I forgive myself that I have accepted and allowed myself to judge myself in that why am I so worried about living the word shcudle where I place so much value on it and why I don't place more value in facing other points in my life where that's simply because with my schedule I get a lot of self forgiveness done in theory, so then the more self forgiveness I get done the more of other things I can face in said self forgiveness thus shcudle is key, follow the shcuelde, do the self forgiveness, profit.
I forgive myself that I have accepted and allowed myself to let my mind fuck with me where I let other things pick away at me where what I see and what works for me is to just do the self forgiveness, walk myself out, don't let anything get in the way of that, which means to schduel self forgiveness each day, and don't let that be compromised.
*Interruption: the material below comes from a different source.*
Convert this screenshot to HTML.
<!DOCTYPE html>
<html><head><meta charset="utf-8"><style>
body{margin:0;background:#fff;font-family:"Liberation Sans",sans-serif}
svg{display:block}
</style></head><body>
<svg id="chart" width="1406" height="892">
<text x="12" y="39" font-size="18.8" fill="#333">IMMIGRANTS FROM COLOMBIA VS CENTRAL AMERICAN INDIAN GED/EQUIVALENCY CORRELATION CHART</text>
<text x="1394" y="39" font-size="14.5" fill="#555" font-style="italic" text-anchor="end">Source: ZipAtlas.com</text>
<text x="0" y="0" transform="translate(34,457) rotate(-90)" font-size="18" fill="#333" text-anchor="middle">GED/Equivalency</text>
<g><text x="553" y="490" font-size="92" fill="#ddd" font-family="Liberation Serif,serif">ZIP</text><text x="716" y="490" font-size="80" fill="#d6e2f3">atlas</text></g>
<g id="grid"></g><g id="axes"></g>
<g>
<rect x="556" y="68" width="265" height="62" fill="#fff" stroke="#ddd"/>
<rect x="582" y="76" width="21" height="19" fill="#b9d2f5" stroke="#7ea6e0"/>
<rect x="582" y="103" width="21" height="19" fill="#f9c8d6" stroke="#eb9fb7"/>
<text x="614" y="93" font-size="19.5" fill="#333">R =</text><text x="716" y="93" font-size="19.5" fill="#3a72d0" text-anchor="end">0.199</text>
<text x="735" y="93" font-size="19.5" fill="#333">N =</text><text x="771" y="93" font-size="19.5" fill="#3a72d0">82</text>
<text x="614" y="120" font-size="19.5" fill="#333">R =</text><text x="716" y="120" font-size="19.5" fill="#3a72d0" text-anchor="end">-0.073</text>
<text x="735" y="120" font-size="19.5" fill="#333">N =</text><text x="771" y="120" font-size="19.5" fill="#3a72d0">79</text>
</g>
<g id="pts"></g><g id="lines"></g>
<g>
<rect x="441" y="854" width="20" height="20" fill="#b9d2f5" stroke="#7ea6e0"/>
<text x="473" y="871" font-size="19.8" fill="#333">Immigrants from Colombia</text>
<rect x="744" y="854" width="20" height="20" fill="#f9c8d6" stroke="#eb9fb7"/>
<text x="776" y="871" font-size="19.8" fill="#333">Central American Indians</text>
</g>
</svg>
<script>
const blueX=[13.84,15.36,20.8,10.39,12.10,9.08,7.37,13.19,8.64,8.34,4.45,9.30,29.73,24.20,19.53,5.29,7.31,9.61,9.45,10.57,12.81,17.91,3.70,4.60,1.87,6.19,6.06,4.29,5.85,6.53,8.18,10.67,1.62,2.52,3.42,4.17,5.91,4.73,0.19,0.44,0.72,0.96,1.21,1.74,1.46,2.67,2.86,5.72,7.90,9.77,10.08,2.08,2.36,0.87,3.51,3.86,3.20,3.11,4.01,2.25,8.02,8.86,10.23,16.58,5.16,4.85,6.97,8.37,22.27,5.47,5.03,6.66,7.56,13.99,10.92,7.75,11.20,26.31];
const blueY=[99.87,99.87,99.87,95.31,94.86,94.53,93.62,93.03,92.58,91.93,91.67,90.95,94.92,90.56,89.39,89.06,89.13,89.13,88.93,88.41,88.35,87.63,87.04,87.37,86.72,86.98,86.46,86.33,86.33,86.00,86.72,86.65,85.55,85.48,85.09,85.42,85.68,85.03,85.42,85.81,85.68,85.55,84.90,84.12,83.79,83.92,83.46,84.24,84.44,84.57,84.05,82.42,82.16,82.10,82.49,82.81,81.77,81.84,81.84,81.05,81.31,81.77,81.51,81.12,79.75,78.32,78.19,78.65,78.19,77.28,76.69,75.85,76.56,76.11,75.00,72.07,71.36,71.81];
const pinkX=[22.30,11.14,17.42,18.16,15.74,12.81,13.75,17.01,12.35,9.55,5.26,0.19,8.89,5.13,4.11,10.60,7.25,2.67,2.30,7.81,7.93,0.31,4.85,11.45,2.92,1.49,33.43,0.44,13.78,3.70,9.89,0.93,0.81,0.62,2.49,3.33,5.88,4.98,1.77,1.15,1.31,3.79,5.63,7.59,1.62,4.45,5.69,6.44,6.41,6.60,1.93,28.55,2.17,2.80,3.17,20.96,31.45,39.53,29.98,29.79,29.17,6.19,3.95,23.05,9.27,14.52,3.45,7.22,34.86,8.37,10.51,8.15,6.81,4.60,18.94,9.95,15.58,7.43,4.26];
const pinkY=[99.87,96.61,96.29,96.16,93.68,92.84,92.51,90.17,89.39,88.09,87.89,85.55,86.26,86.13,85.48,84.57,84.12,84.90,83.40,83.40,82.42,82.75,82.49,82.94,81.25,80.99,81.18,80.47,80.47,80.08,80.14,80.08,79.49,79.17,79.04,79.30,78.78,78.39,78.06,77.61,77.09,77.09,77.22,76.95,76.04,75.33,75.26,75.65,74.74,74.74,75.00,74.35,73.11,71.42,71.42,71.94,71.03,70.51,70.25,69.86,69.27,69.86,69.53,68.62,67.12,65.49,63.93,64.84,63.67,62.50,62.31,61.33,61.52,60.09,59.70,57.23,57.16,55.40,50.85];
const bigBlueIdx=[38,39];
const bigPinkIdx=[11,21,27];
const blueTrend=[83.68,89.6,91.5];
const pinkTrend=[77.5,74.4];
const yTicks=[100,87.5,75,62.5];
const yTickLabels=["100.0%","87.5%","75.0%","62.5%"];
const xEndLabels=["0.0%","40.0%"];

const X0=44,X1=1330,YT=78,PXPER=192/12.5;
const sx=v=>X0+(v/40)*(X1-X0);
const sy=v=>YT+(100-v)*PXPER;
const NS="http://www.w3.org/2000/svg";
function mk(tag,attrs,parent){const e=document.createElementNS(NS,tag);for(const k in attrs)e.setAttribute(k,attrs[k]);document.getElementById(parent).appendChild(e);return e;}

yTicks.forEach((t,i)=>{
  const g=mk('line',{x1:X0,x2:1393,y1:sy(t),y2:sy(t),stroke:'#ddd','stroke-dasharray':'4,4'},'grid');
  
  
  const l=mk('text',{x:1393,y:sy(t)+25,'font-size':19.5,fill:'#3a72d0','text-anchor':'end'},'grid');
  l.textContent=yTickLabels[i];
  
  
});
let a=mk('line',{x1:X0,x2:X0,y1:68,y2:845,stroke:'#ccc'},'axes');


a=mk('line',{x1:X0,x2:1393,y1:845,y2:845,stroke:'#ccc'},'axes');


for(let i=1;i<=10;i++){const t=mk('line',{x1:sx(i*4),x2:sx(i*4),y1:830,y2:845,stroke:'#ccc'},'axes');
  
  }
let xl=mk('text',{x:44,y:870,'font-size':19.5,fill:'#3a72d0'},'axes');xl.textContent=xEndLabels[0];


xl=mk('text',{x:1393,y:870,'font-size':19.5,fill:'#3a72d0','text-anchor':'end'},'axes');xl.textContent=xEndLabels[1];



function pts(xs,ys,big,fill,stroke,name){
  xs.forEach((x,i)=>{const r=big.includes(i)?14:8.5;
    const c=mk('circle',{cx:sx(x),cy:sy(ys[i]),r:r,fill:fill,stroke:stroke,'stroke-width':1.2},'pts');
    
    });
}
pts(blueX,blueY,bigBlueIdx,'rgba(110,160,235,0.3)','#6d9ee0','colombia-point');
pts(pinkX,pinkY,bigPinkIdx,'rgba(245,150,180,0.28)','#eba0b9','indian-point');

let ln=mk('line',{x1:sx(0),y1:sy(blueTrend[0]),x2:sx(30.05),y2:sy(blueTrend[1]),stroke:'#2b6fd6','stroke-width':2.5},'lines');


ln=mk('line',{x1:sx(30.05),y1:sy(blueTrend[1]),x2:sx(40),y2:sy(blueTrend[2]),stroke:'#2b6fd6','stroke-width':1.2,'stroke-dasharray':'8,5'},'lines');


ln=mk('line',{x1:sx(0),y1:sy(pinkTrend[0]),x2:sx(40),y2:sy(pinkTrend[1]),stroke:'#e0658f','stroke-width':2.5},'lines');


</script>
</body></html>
I forgive myself that I have accepted and allowed myself to bully myself into worrying about and thinking about anything but living out my schduel, where my schudle equals me doing self forgiveness, thus my schduel needs to be held to a high regard and I need to work towards being consistent and not compromising my schduel.
I forgive myself that I have accepted and allowed mysefl to compromsie my schedule when something comes up where I visit someone I didn't plan to, I don't feel the way I planned to, thing aren't going as planned.
I forgive myself that I have accepted and allowed myself to not stick things out just because they didn't go according to plan within my schduel.
I forgive myself that I have accepted and allowed myself to compromise my schdule where I would like to rather stick things out wihtout compromise.
I forgive myself that I have accepted and allowed myself to compromise my schdule where I compare myself to other's and don't see myself as being able to achieve as much as other's so 'why even try.'
When and as I see myself compromsing my schduele, I stop, I breathe, I realize that living the word schdule is the key to my process right now in my life, thus, I commit myself to slow down and to pay attention when I am about to compromise my shcule as I realize my schduele equals self forgiveness, self fogivness equals my process so in drawing this connection in real time I commit myself to take authoruity within this raelizatyiohn and handle things the best I can to not compromsie the integrity of my process for something that is never as imporatnt as to compromise my process like just not feeling like it, or just not caring some times.